Si leggono così, tra i tanti e significativi contributi, lo studio di Cosimo Damiano Fonseca del “corpus normativo” dei Cavalieri del Tempio e l’imprescindibile riferimento a Bernardo di Chiaravalle che alla nuova esperienza di vita religiosa aveva voluto fornire una “struttura identitaria e [un’] impronta monastica in povertà di beni e in comunione di vita…” (p. 27); quelli di Nicolangelo d’Acunto sugli Hohenstaufen e i Templari e l’altro sul rapporto tra i monaci-guerriri e i re di Francia; ancora, quello di Franco Cardini, oggi di stringente momento per le implicanze che ne sono derivate alla società odierna, sulla relazione che intercorreva fra i Templari e l’Islam: “… la cattiva fama dei Templari - asserisce F. Cardini -,  … consentì … l’impianto dell’iniquo processo del quale il Tempio fu vittima. La calunnia della collusione tra i Cavalieri e l’Islam non fu concausa del tutto secondaria della tragica fine dell’Ordine” (p. 127).
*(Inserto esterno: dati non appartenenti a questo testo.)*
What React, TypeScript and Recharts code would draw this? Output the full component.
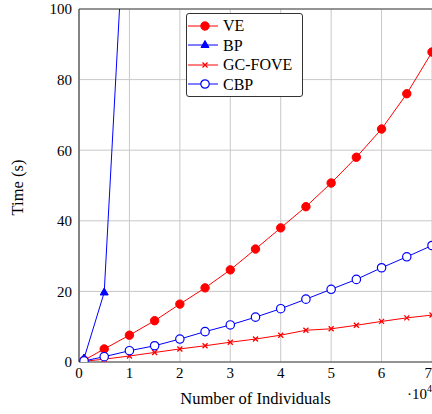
import React from "react";
import { LineChart, Line, XAxis, YAxis, CartesianGrid, ReferenceLine, Label } from "recharts";

// x in units of 10^4 individuals
const individuals = [0.1, 0.5, 1, 1.5, 2, 2.5, 3, 3.5, 4, 4.5, 5, 5.5, 6, 6.5, 7];
const veTimes = [0.5, 3.7, 7.6, 11.7, 16.4, 21, 26.1, 32, 38, 44, 50.7, 58, 66, 76, 87.8];
const bpTimes = [1, 19.7, 152];
const gcFoveTimes = [0.2, 0.8, 1.7, 2.7, 3.7, 4.6, 5.6, 6.5, 7.6, 9.0, 9.4, 10.4, 11.5, 12.5, 13.3];
const cbpTimes = [0.3, 1.5, 3.2, 4.6, 6.5, 8.6, 10.5, 12.7, 15.1, 17.8, 20.6, 23.4, 26.7, 29.8, 33];

const xTicks = [0, 1, 2, 3, 4, 5, 6, 7];
const yTicks = [0, 20, 40, 60, 80, 100];

const RED = "#ff0000";
const BLUE = "#0000ff";
const FONT = "'Liberation Serif', serif";

const data = individuals.map((x, i) => ({
  x,
  ve: veTimes[i],
  bp: i < bpTimes.length ? bpTimes[i] : null,
  gc: gcFoveTimes[i],
  cbp: cbpTimes[i],
}));

type Shape = "circle" | "triangle" | "cross" | "ocircle";

function Marker({ cx, cy, shape, color }: { cx: number; cy: number; shape: Shape; color: string }) {
  if (cx == null || cy == null || Number.isNaN(cy)) return null;
  if (shape === "circle") return <circle cx={cx} cy={cy} r={4.2} fill={color} stroke={color} />;
  if (shape === "ocircle") return <circle cx={cx} cy={cy} r={4.2} fill="white" stroke={color} strokeWidth={1.2} />;
  if (shape === "triangle")
    return <path d={`M${cx},${cy - 4.5} L${cx + 4},${cy + 2.5} L${cx - 4},${cy + 2.5} Z`} fill={color} stroke={color} />;
  return (
    <path
      d={`M${cx - 2.5},${cy - 2.5} L${cx + 2.5},${cy + 2.5} M${cx - 2.5},${cy + 2.5} L${cx + 2.5},${cy - 2.5}`}
      stroke={color}
      strokeWidth={1.3}
    />
  );
}

const series = [
  { key: "ve", name: "VE", color: RED, shape: "circle" as Shape },
  { key: "bp", name: "BP", color: BLUE, shape: "triangle" as Shape },
  { key: "gc", name: "GC-FOVE", color: RED, shape: "cross" as Shape },
  { key: "cbp", name: "CBP", color: BLUE, shape: "ocircle" as Shape },
];

function LegendBox() {
  return (
    <div
      style={{
        position: "absolute",
        left: 186,
        top: 13,
        border: "1px solid #333",
        borderRadius: 3,
        background: "white",
        width: 117,
        height: 84,
        boxSizing: "border-box",
        paddingTop: 2,
      }}
    >
      {series.map((s) => (
        <div key={s.key} style={{ display: "flex", alignItems: "center", height: 19.5 }}>
          <svg width={36} height={14} style={{ display: "block" }}>
            <line x1={1} x2={31} y1={7} y2={7} stroke={s.color} strokeWidth={1} />
            <Marker cx={18} cy={7} shape={s.shape} color={s.color} />
          </svg>
          <span style={{ fontFamily: FONT, fontSize: 16, color: "#000", lineHeight: "19px" }}>{s.name}</span>
        </div>
      ))}
    </div>
  );
}

export default function App() {
  return (
    <div style={{ position: "absolute", left: 0, top: 0, width: 432, height: 414, background: "white", overflow: "hidden" }}>
      <LineChart width={432} height={414} data={data} margin={{ top: 9, right: 0, bottom: 0, left: 0 }}>
        <CartesianGrid stroke="#c8c8c8" strokeWidth={1} />
        <XAxis
          dataKey="x"
          type="number"
          domain={[0, 7]}
          ticks={xTicks}
          allowDataOverflow
          height={52}
          tickLine={false}
          tickSize={0}
          tickMargin={5}
          axisLine={{ stroke: "#444", strokeWidth: 1.2 }}
          tick={{ fill: "#000", fontSize: 15, fontFamily: FONT }}
        >
          <Label
            content={({ viewBox }: any) => {
              const { x, y, width } = viewBox;
              return (
                <g fontFamily={FONT} fill="#000">
                  <text x={x + width / 2} y={y + 42} textAnchor="middle" fontSize={16.5}>
                    Number of Individuals
                  </text>
                  <text x={x + width} y={y + 37} textAnchor="end" fontSize={15}>
                    ·10
                    <tspan fontSize={10} dy={-7}>4</tspan>
                  </text>
                </g>
              );
            }}
          />
        </XAxis>
        <YAxis
          type="number"
          domain={[0, 100]}
          ticks={yTicks}
          allowDataOverflow
          width={79}
          tickLine={false}
          tickSize={0}
          tickMargin={7}
          axisLine={{ stroke: "#444", strokeWidth: 1.2 }}
          tick={{ fill: "#000", fontSize: 15, fontFamily: FONT }}
        >
          <Label
            content={({ viewBox }: any) => {
              const { y, height } = viewBox;
              const cy = y + height / 2 + 2;
              return (
                <text
                  x={23}
                  y={cy}
                  transform={`rotate(-90, 23, ${cy})`}
                  textAnchor="middle"
                  fontFamily={FONT}
                  fontSize={16.5}
                  fill="#000"
                >
                  Time (s)
                </text>
              );
            }}
          />
        </YAxis>
        <ReferenceLine y={100} stroke="#444" strokeWidth={1.2} />
        {series.map((s) => (
          <Line
            key={s.key}
            dataKey={s.key}
            name={s.name}
            type="linear"
            stroke={s.color}
            strokeWidth={1}
            isAnimationActive={false}
            dot={(p: any) => <Marker key={`${s.key}-${p.index}`} cx={p.cx} cy={p.cy} shape={s.shape} color={s.color} />}
            activeDot={false}
          />
        ))}
      </LineChart>
      <LegendBox />
    </div>
  );
}
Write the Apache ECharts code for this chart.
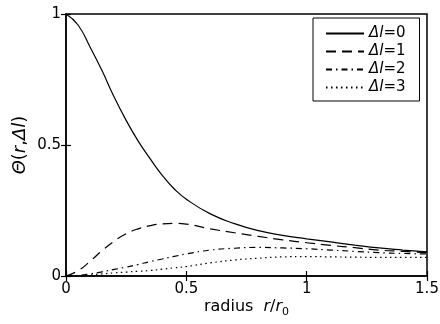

Mentre Barbara Frale e Kaspar Elm intervengono, rispettivamente, sulla figura del pontefice Bonifacio VIII Caetani (1294 – 1303) e sulla personalità politica del re di Francia, Filippo IV il Bello (1285 – 1314) in acerbo contrasto fra di loro tanto da arrivare, in una particolare contingenza, al vergognoso “schiaffo” di Anagni (1303) ed in seguito all’annientamento fisico e alla damnatio dei Cavalieri del Tempio; fatto per il quale il re di Francia poté impunemente incamerare le ingenti ricchezze sulle quali essi basavano la loro potenza politica e finanziaria e la propria opera di missione nei confronti dei pellegrini,  condensando nella “Inquisitio contra Templarios” lo spirito di rivendicazione indebita di un monarca avido e al contempo fortemente avverso alla linearità del comportamento ed all’onestà degli intenti che aveva sempre caratterizzato l’organizzazione e l’organigramma di un ordine monastico-guerriero  il quale, come pochi altri, può essere annoverato di diritto sul palco teatrico della storia non solo mediterranea ma altresì europea.

            Un volume, dunque, molto bene argomentato, che si legge d’un fiato; che stimola il desiderio di sapere per la sottile malìa degli argomenti in esso contenuti; per le riflessioni che vengono indotte sulla caducità  delle iniziative umane e dell’arrivismo che ne corrode con pervicacia subdola la più intrinseca essenza. Un volume, anche, supportato da un apparato biblio-iconografico di un notevolissimo spessore qualitativo. Per tanto sia tributato un plauso convinto  non solamente ai curatori ma bensì  agli autori stessi, sia singolarmente che tutti insieme.